I have argued repeatedly that the concept of a ‘fair reason’ needs to be seen in a wider context. Not only the Labour Relations Act 66 of 1995 but also the Basic Conditions of Employment Act (BCEA) and the common law apply to all dismissals. In this matter there is no doubt that there was a valid and fair reason to dismiss. But what about the BCEA and the common law which require minimum and reasonable periods of notice of termination respectively? Employers act unlawfully if they terminate an employment contract without reasonable notice, except when they are able to prove that the employees materially breached their contracts.
It does not appear to have occurred to the legal representatives of the trade union and the former employees to claim an unlawful dismissal. If that had been done the employer would have had to prove that the insubordination amounted to serious or gross misconduct. The trade union and the employees claimed they were exercising constitutional rights of freedom of expression, etc. They did not commit a crime, they were not dishonest and no-one was assaulted.
It is debatable whether what they did was serious enough to warrant summary dismissal even though the dismissal was fair. It is suggested that a prudent employer should err on the side of caution and at least pay reasonable notice pay in such circumstances to avoid any argument about having acted unlawfully.
It is even possible that had reasonable notice pay been ‘negotiated’ all the costs of fighting the case successfully in the CCMA, Labour Court, Labour Appeal Court and the Supreme Court of Appeal over a period of nearly five years could have been avoided.
The courts cannot be blamed for not considering the lawfulness of such dismissals if the legal practitioners do not plead all the alternative causes of action. It must only be a matter time before the ‘penny drops’ and practitioners get wise to the additional claims.
Extracts from the unanimous judgment of Willis AJA [footnotes omitted].
Conclusions
[29] Mr Ngalwana’s initial submission was that the employees had been dismissed because they had joined in petitioning the respondent, which was a legitimate trade union activity. That submission is not factually correct. That the affected employees supported a petition was not, by reason of this fact alone, the cause of their dismissal. As correctly found by the disciplinary enquiry, and the court a quo, the cause of their dismissal was what they said in the petition, which is a different matter. No doubt it is correct, as was submitted by Mr Ngalwana, that they would not have been dismissed had the petition not been sent, but that is because the offensive material therein would not have been conveyed. It was the communication of the offensive material that caused their dismissal, not the act of petitioning in itself.
[30] As far as this submission, advanced on their behalf of the affected employees is concerned, murder and arson, would, for example, remain unlawful even if the conspiracy hatched to commit them had been formed during a meeting of a trade union, scrupulously convened in terms of the formal organisational rights conferred upon trade unions by the provisions of the LRA and affirmed in the Constitution. When these vivid hypothetical illustrations were presented to Mr Ngalwana by the court, he was compelled to concede that it could never have been intended by the legislature that the rights to petition and to organise in terms of the LRA and the Constitution were unqualified.
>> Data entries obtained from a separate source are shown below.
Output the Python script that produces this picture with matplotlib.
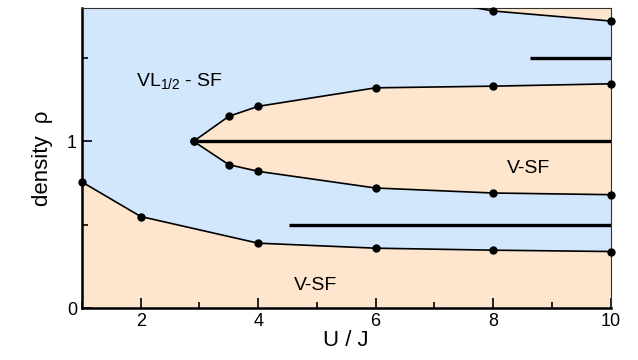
import matplotlib
matplotlib.use("Agg")
import matplotlib.pyplot as plt
from matplotlib.ticker import MultipleLocator

plt.rcParams['font.family'] = ['Liberation Sans', 'DejaVu Sans']
plt.rcParams['mathtext.fontset'] = 'custom'
plt.rcParams['mathtext.rm'] = 'Liberation Sans'
plt.rcParams['mathtext.it'] = 'Liberation Sans'

# phase boundaries (U/J, density)
low_u = [1, 2, 4, 6, 8, 10]
low_rho = [0.756, 0.549, 0.389, 0.359, 0.347, 0.339]

lobe_u = [2.9, 3.5, 4, 6, 8, 10]
lobe_top = [1.0, 1.150, 1.21, 1.321, 1.331, 1.345]
lobe_bot = [1.0, 0.860, 0.82, 0.72, 0.69, 0.68]

top_u = [6, 8, 10]
top_rho = [1.91, 1.782, 1.722]

# horizontal segments (start U/J, density)
seg_u0 = [2.9, 4.52, 8.63]
seg_rho = [1.0, 0.5, 1.5]

RHO_MAX = 1.8
blue = '#d2e6fc'
orange = '#fde6cd'

fig = plt.figure(figsize=(6.38, 3.6), dpi=100)
ax = fig.add_axes([0.1285, 0.1444, 0.8285, 0.8334])
ax.set_facecolor(blue)

ax.fill_between(low_u, 0, low_rho, color=orange, lw=0)
ax.fill_between(lobe_u, lobe_bot, lobe_top, color=orange, lw=0)
ax.fill_between(top_u, top_rho, 2.0, color=orange, lw=0)

for u, r in [(low_u, low_rho), (lobe_u, lobe_top), (lobe_u, lobe_bot)]:
    ax.plot(u, r, '-o', color='black', lw=1.2, ms=5, clip_on=False, zorder=3)

# upper boundary leaves the frame, so clip the line and only mark visible points
ax.plot(top_u, top_rho, '-', color='black', lw=1.2, zorder=3)
vis = [(u, r) for u, r in zip(top_u, top_rho) if r <= RHO_MAX]
ax.plot([v[0] for v in vis], [v[1] for v in vis], 'o', color='black', ms=5,
        clip_on=False, zorder=3)

for u0, r in zip(seg_u0, seg_rho):
    ax.plot([u0, 10], [r, r], color='black', lw=2.4, solid_capstyle='butt', zorder=3)

ax.set_xlim(1, 10)
ax.set_ylim(0, RHO_MAX)
ax.xaxis.set_major_locator(MultipleLocator(2))
ax.xaxis.set_minor_locator(MultipleLocator(1))
ax.yaxis.set_major_locator(MultipleLocator(1))
ax.yaxis.set_minor_locator(MultipleLocator(0.5))
ax.tick_params(which='both', direction='in', top=False, right=False, labelsize=13, width=1.2)
ax.tick_params(which='major', length=7)
ax.tick_params(which='minor', length=4)
ax.set_xticks([2, 4, 6, 8, 10])
ax.set_yticks([0, 1])

for side in ['left', 'bottom']:
    ax.spines[side].set_linewidth(1.8)
for side in ['top', 'right']:
    ax.spines[side].set_linewidth(0.8)
    ax.spines[side].set_color('#333333')

ax.text(1.92, 1.36, r'VL$_{1/2}$ - SF', fontsize=14, va='center', ha='left')
ax.text(8.61, 0.84, 'V-SF', fontsize=14, va='center', ha='center')
ax.text(4.98, 0.138, 'V-SF', fontsize=14, va='center', ha='center')

ax.set_xlabel('U / J', fontsize=16, labelpad=0)
ax.set_ylabel('density  ρ', fontsize=16, labelpad=10)

fig.savefig('out.png', dpi=100)
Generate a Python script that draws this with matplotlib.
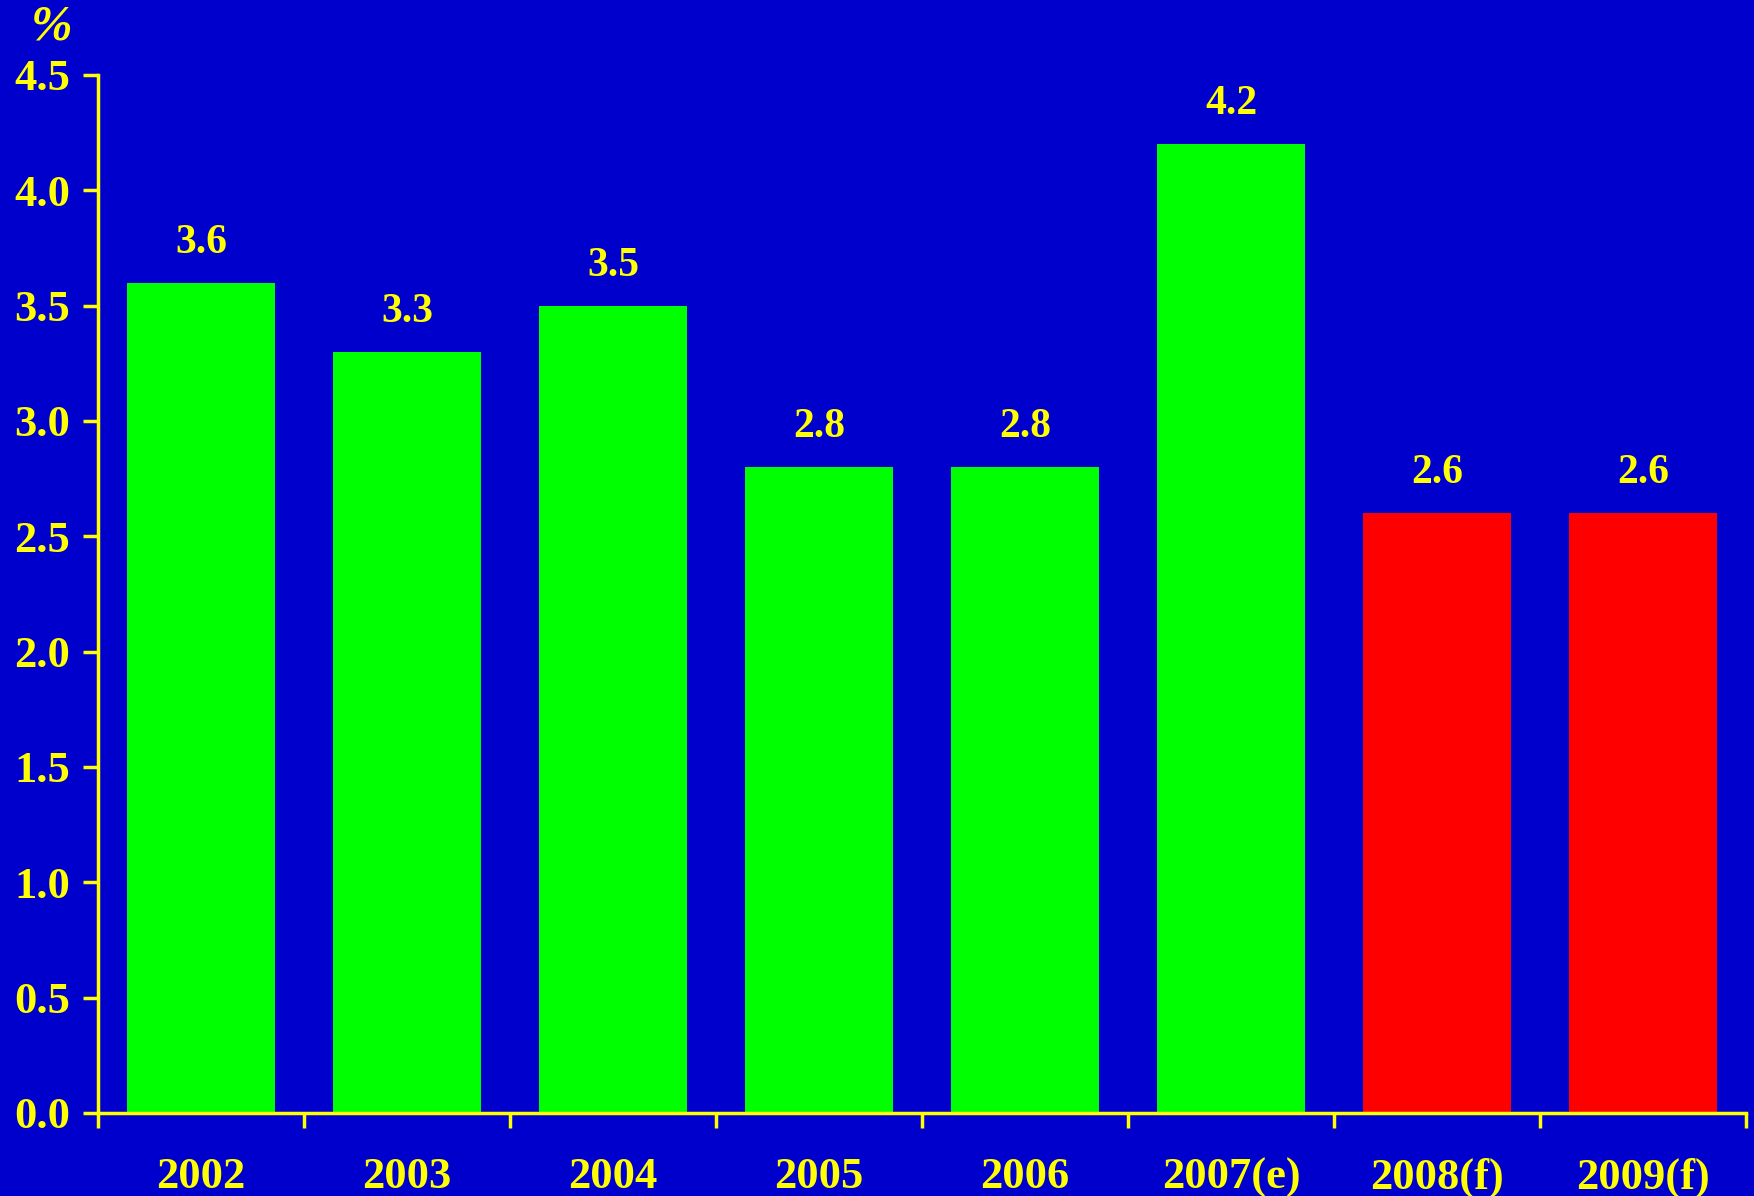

A meeting of trade union officials and shop stewards cannot, for example, be convened to plot and plan the murder of a disagreeable employee at the work place or to burn down the buildings of the employer, no matter how justified the participants may believe such action to be. So too, pickets, protests, meetings, pamphleteering cannot, as the court a quo also mentioned by way of illustration, be organized contrary to our law of defamation. Trade union activities which constitute unlawful acts of insubordination are not protected. The law does not dissemble unlawful acts through the invocation of a constitutional banner.
[31] The court a quo referred to Acrylic Products (Pty) Ltd v CWIU and Another; Slagment (Pty) Ltd v Building Construction and Allied Workers Union; Johannes v Polyoak Industries and Air Products (Pty) Ltd v CWIU to consider the meaning of ‘insubordination’ and the consequences that may flow therefrom. The conclusions of the learned judge cannot be faulted. No reasonable person could come to any other conclusion from the conduct of the employees than that they were serious in their threat willfully to defy their employer and its CEO. This constitutes insubordination. There would be no logic in requiring an employer first to wait to see whether the threat was acted upon before it can invoke disciplinary proceedings against the employee concerned. Provided the threat is credible an employer may act upon it forthwith.
[32] Correctly construed, the affected employees were dismissed not for petitioning their employer but for their acts of insubordination. Neither the Constitution nor the LRA protects employees from dismissal for insubordination. The affected employees were not dismissed in contravention of s 187(1)(d) of the LRA. There was no automatically unfair dismissal.
[33] As Grogan notes in his Dismissal, the LRA’s Code of Good Practice encourages employers to adopt disciplinary measures other than dismissal and, in the case of less serious offences to follow a system of ‘graduated’ discipline. This principle was applied when Professor Ram recognised that not all of the affected employees may have realised the seriousness of their actions and Professor Van Niekerk, against this background gave all of those whom he found guilty of misconduct the opportunity to dissociate themselves from the petitions, accept their wrongdoing, apologise to Professor Ram and to undertake that they would, in future, use the grievance procedures provided for in both the Staff Policy document and the LRA. This opportunity was extended at the request of the appellant. Professor Van Niekerk acted in a procedurally fair manner.
[34] There is no inconsistency in giving, on the one hand, written warnings to those who acknowledged their wrongdoing and, on the other, dismissing those who did not. The dismissed employees persisted, right to the end, in protesting that they had done nothing wrong in seeking to hound Professor Ram out of his office. On the contrary, they insisted that they were merely exercising their rights in terms of the LRA and the Constitution. This unrepentant intransigence rendered the continued employment relationship between the parties intolerable. The relationship between them had irretrievably broken down.
[35] Section 185 of the LRA gives employees the right not to be subject to unfair labour practices. These include ‘unfair conduct relating to the promotion, demotion, probation or training or the provision of benefits to an employee’. Section 191 of the LRA provides mechanisms for the resolution of such disputes. Section 193 provides remedies for such disputes. Sections 133 to 135 provide for the resolution of disputes of mutual interest. Whatever criticism may have been levelled at the respondent’s own internally provided grievance procedures, the LRA provides avenues down which the affected employees could have walked and even marched. They failed to use these at their peril.
[37] It is irrelevant to the determination of this appeal that, subsequent to the events that gave rise to the dismissals, the appellant lost its recognition by the respondent and Professor Ram resigned. The appeal must be decided on the facts that were germane at the time of the dismissals.
[38] The appeal is dismissed with costs.